Designed landscape feature, Ballymacool, Co. Donegal
Near Ballymacool House in County Donegal lies a curious landscape feature that offers a glimpse into the area's past estate management.
Designed landscape feature, Ballymacool, Co. Donegal
This large, oval-shaped enclosure was once bounded by a drystone wall, built just one course thick; a relatively modern addition that would have clearly marked out this particular space from the surrounding countryside. Though the wall has largely crumbled away, leaving only fragments to hint at its former boundaries, the distinctive oval shape of the enclosed area remains visible, just as it appeared on Ordnance Survey maps from 1948-49.

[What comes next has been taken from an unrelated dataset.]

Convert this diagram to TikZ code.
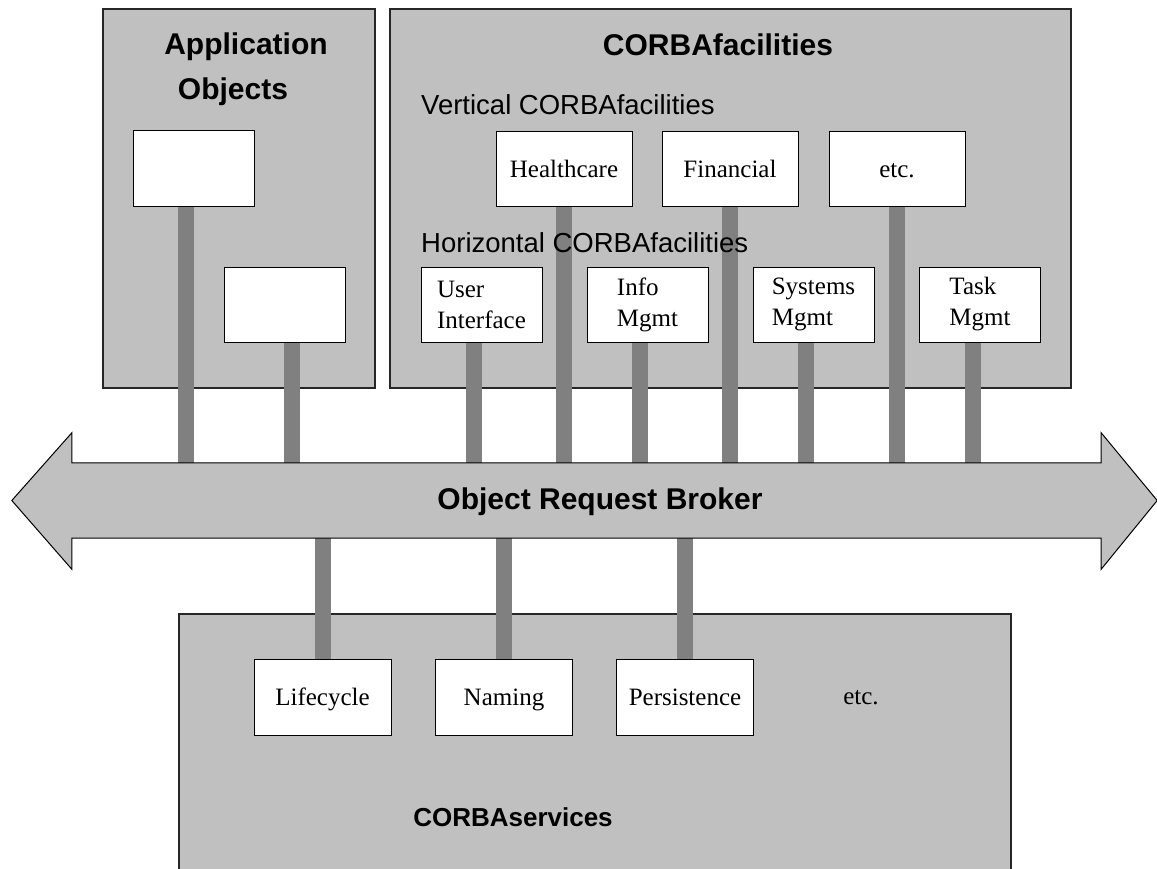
\documentclass[tikz,border=0pt]{standalone}
\usepackage{fontspec}
\setmainfont{Liberation Serif}
\setsansfont{Liberation Sans}
\usetikzlibrary{positioning,calc}
\definecolor{panelgris}{RGB}{192,192,192}
\definecolor{barragris}{RGB}{128,128,128}
\pgfdeclarelayer{fondo}
\pgfdeclarelayer{barras}
\pgfsetlayers{fondo,barras,main}

\begin{document}
\begin{tikzpicture}[x=1pt, y=-1pt,
  panel/.style={rectangle, draw=black!85, line width=1.2pt, fill=panelgris,
    inner sep=0pt},
  caja/.style={rectangle, draw=black, line width=1pt, fill=white, inner sep=0pt,
    minimum height=75pt, align=left, font=\fontsize{25}{31}\selectfont},
  cajav/.style={caja, minimum width=136pt, text height=21pt, text depth=4pt},
  cajah/.style={caja, minimum width=121pt},
  barra/.style={draw=barragris, line width=16pt},
  flechaorb/.style={draw=black, line width=1pt, fill=panelgris},
  titulo/.style={inner sep=0pt, font=\fontsize{30}{45}\selectfont\sffamily\bfseries},
  subtitulo/.style={inner sep=0pt, anchor=base west,
    font=\fontsize{27.5}{33}\selectfont\sffamily}
]
\useasboundingbox (0,0) rectangle (1157,868);

\begin{pgfonlayer}{fondo}
\fill[white] (0,0) rectangle (1157,868);
\node[panel, minimum width=272pt, minimum height=379pt] (app) at (239,198.5) {};
\node[panel, minimum width=681pt, minimum height=379pt] (fac) at (730.5,198.5) {};
\node[panel, minimum width=832pt, minimum height=266pt] (svc) at (595,747) {};
\end{pgfonlayer}

\node[cajah, minimum height=76pt] (ao1) at (193.5,168) {};
\node[cajah] (ao2) at (284.5,304.5) {};
\node[cajav] (vf1) at (564,168.5) {Healthcare};
\node[cajav] (vf2) at (730,168.5) {Financial};
\node[cajav] (vf3) at (897,168.5) {etc.};
\node[cajah] (hf1) at (481.5,304.5) {User\\Interface};
\node[cajah] (hf2) at (647.5,304.5) {Info\\Mgmt};
\node[cajah] (hf3) at (813.5,304.5) {Systems\\Mgmt};
\node[cajah] (hf4) at (980,304.5) {Task\\Mgmt};
\node[cajav, minimum width=137pt, minimum height=76pt] (sv1) at (322.5,697) {Lifecycle};
\node[cajav, minimum width=137pt, minimum height=76pt] (sv2) at (504,697) {Naming};
\node[cajav, minimum width=137pt, minimum height=76pt] (sv3) at (685,697) {Persistence};
\node[inner sep=0pt, font=\fontsize{25}{30}\selectfont] (svetc) at (861,698) {etc.};

% cuerpo del ORB
\node[inner sep=0pt, minimum width=1029pt, minimum height=75pt] (orb) at (586.5,500.5) {};
\draw[flechaorb] (orb.north west) -- ++(0,-30) -- ([xshift=-60pt]orb.west)
  -- ([yshift=-31pt]orb.south west) -- (orb.south west) -- (orb.south east)
  -- ++(0,31) -- ([xshift=56pt]orb.east) -- ([yshift=30pt]orb.north east)
  -- (orb.north east) -- cycle;

\begin{pgfonlayer}{barras}
\draw[barra] ([xshift=7.5pt]ao2.south) -- ([xshift=7.5pt]ao2.south |- orb.north);
\foreach \n in {ao1,hf1,hf2,hf3,hf4}
  \draw[barra] ([xshift=-7.5pt]\n.south) -- ([xshift=-7.5pt]\n.south |- orb.north);
\foreach \n in {vf1,vf2,vf3}
  \draw[barra] (\n.south) -- (\n.south |- orb.north);
\foreach \n in {sv1,sv2,sv3}
  \draw[barra] (\n.north) -- (\n.north |- orb.south);
\end{pgfonlayer}

\node[titulo, align=center] (tapp) at (246,69.5) {Application\\Objects\hspace*{26pt}};
\node[titulo, anchor=base] (tfac) at (718,55) {CORBAfacilities};
\node[subtitulo] (tvert) at (421,114) {Vertical CORBAfacilities};
\node[subtitulo] (thor) at (421,252) {Horizontal CORBAfacilities};
\node[titulo, anchor=base] (torb) at (600,509) {Object Request Broker};
\node[titulo, anchor=base, font=\fontsize{26}{30}\selectfont\sffamily\bfseries]
  (tsvc) at (513,826) {CORBAservices};
\end{tikzpicture}
\end{document}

The feature is almost certainly connected to Ballymacool House, which stands a short distance to the east. Such designed landscape elements were common additions to Irish estates, serving various purposes from ornamental gardens to practical agricultural uses. Today, nature has reclaimed much of the space, with scrub vegetation filling what was once a carefully delineated area.
This remnant was reported to the National Monuments Service by Eoin Kernan in September 2008 and subsequently documented by Patrick F. O’Donovan in 2010. While its exact historical function remains unclear, the feature stands as a subtle reminder of how landowners once shaped and organised the Irish landscape, leaving traces that persist even as their original purposes fade from memory.